[TASK TO COMPLETE]: Count how many lines mention the word "this". Write that number alone.

[Records with drawing code]:

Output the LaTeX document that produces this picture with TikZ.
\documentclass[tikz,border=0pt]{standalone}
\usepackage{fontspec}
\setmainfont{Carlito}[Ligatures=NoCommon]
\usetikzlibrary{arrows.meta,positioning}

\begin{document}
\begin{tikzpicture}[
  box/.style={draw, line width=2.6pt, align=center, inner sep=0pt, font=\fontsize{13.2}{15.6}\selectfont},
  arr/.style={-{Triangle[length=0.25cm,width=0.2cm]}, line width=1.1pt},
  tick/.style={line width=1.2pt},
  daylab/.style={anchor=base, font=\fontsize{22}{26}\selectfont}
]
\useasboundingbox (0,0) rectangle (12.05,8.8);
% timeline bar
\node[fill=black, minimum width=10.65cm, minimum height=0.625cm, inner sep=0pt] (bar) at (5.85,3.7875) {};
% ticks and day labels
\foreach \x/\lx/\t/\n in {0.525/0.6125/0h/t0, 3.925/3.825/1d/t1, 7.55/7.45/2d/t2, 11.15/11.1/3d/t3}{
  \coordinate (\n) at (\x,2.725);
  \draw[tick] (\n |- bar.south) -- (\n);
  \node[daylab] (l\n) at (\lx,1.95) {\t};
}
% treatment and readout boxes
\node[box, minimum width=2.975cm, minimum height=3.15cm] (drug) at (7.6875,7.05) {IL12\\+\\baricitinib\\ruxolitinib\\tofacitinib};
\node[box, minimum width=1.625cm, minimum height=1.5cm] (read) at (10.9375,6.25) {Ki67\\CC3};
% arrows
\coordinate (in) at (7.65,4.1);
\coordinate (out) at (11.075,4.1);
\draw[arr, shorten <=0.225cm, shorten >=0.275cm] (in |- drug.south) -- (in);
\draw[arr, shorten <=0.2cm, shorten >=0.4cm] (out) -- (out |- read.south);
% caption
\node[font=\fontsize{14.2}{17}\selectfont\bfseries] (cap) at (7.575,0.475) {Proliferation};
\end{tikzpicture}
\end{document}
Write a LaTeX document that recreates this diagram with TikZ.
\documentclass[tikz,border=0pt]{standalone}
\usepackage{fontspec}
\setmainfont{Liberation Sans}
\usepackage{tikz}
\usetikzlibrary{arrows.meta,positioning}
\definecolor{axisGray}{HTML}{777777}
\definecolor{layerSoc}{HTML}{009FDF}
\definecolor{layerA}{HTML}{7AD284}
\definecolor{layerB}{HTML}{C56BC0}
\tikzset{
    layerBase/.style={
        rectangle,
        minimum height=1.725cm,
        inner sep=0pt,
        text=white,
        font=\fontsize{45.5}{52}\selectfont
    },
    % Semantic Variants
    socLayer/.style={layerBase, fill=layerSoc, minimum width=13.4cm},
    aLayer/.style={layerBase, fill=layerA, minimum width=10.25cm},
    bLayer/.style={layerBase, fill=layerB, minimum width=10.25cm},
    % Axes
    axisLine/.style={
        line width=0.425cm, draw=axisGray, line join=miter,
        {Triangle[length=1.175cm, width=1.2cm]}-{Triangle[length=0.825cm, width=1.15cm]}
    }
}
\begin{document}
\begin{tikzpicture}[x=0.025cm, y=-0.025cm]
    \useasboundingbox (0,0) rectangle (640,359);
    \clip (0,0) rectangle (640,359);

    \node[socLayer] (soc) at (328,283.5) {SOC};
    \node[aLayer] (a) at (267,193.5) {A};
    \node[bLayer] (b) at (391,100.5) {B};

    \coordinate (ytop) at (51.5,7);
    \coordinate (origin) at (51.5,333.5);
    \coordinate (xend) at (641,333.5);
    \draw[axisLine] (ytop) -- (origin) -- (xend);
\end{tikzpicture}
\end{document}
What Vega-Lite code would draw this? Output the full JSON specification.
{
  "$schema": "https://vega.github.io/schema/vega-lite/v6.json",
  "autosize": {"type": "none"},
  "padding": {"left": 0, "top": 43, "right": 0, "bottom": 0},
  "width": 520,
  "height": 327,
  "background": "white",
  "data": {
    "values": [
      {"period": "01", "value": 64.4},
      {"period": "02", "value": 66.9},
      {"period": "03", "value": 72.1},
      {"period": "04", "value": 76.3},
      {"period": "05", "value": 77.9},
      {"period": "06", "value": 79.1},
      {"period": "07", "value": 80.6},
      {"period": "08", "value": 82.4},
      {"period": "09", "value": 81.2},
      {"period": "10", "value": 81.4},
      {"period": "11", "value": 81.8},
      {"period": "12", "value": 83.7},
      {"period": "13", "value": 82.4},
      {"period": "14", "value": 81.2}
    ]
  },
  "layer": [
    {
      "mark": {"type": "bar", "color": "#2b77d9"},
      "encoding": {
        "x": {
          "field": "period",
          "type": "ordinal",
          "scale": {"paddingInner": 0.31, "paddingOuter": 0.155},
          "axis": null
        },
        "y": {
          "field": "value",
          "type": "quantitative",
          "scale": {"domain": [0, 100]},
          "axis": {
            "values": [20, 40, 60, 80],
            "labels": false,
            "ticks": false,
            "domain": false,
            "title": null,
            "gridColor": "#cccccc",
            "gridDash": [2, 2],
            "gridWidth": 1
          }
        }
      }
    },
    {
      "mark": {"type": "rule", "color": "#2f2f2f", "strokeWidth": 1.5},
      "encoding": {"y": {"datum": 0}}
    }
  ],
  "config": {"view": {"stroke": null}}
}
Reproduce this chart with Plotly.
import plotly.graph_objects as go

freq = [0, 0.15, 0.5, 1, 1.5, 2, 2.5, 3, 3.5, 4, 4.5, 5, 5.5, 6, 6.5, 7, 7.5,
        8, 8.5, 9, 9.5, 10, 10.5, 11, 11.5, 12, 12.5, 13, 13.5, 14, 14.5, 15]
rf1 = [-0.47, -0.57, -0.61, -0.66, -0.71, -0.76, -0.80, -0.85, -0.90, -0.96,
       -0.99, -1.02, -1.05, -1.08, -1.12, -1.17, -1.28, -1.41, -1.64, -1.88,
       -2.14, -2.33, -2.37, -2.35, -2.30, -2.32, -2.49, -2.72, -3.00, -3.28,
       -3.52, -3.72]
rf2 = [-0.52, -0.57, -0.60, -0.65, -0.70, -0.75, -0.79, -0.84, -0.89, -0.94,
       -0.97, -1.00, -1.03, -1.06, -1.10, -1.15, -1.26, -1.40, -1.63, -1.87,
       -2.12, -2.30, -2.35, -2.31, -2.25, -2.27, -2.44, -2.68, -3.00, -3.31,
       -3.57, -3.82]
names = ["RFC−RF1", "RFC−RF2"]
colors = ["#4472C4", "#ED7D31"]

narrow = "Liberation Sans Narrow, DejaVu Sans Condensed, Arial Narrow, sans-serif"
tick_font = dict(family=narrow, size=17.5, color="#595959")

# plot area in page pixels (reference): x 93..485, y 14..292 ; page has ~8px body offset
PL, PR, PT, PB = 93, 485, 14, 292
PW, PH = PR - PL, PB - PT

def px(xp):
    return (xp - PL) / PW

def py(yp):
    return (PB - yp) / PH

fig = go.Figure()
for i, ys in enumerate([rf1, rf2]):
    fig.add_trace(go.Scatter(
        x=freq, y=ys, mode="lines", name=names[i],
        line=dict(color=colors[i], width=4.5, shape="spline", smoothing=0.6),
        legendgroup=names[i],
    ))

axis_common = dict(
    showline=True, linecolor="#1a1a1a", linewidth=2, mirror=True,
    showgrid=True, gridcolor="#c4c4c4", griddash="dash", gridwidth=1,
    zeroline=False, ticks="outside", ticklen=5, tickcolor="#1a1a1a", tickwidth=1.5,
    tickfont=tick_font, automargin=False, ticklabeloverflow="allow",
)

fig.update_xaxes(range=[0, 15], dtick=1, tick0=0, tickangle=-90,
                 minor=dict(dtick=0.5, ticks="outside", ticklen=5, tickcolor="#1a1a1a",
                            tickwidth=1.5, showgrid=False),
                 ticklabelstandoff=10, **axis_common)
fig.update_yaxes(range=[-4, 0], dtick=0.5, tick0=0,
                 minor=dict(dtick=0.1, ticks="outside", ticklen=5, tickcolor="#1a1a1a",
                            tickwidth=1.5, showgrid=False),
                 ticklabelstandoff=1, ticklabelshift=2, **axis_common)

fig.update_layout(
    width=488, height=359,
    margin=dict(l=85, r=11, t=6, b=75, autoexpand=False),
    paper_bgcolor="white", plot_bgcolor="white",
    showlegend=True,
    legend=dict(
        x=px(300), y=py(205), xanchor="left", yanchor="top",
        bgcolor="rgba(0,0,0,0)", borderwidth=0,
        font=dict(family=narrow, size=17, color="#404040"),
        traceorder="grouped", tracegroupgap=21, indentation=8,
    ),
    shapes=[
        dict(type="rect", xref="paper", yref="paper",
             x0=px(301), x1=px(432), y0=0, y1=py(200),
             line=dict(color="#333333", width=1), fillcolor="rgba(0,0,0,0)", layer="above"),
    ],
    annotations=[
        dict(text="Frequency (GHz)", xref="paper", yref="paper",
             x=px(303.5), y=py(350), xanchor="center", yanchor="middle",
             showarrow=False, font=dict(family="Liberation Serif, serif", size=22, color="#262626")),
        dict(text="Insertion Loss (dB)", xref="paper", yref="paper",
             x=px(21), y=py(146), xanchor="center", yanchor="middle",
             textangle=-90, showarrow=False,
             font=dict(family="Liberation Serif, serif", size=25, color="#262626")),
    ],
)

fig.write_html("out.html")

[COMPLETE ANSWER]: 4